**DATA**
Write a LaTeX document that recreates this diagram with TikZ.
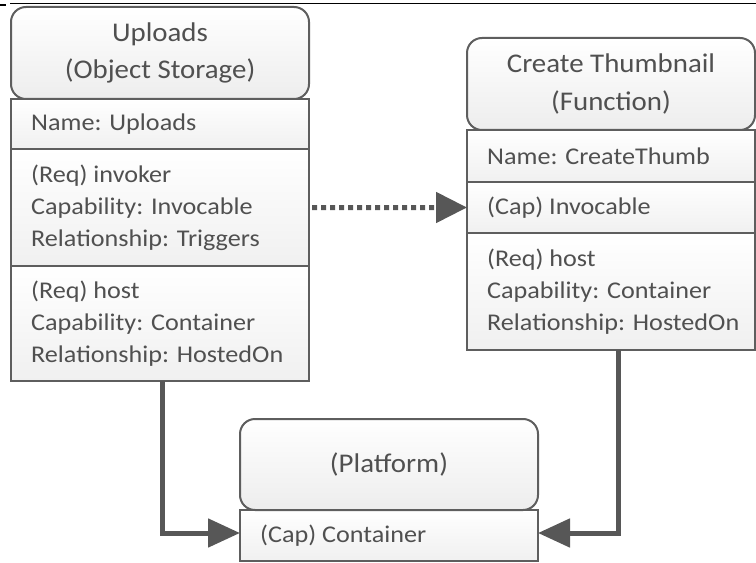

...

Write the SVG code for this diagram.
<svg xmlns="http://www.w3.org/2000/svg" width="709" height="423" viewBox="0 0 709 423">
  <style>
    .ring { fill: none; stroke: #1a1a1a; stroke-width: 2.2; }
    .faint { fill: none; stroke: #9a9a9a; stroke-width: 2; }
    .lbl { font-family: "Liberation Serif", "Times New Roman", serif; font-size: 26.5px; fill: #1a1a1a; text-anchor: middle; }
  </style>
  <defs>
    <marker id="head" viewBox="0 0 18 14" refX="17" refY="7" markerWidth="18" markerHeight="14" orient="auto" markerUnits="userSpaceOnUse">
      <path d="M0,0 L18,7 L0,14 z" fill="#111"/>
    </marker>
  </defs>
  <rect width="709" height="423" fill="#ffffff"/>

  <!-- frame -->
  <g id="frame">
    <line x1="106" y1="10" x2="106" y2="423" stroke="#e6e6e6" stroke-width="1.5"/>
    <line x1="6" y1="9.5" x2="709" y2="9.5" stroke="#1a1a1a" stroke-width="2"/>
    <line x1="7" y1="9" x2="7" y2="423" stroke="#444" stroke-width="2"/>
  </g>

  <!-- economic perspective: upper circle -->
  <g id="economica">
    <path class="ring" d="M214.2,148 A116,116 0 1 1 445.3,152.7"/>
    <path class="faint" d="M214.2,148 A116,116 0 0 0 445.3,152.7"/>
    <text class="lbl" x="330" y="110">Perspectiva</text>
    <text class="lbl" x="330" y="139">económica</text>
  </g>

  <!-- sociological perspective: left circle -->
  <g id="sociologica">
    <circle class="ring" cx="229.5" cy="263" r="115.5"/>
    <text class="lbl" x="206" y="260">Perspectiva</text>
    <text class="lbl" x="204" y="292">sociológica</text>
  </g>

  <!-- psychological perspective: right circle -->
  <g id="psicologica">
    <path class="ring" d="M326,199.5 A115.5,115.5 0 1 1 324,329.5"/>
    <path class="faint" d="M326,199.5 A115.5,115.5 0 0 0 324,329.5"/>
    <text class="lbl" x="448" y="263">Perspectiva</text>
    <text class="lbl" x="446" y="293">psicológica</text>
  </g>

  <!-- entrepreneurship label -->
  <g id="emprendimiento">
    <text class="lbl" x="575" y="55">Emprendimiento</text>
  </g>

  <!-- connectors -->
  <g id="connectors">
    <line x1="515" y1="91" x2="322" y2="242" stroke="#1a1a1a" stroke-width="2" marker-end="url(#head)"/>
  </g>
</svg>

**PROBLEM DETAILS**
Select every line where the word "this" occurs.

**EXERCISE ANSWER**
Write a LaTeX document that recreates this diagram with TikZ.
Write the SVG code for this diagram.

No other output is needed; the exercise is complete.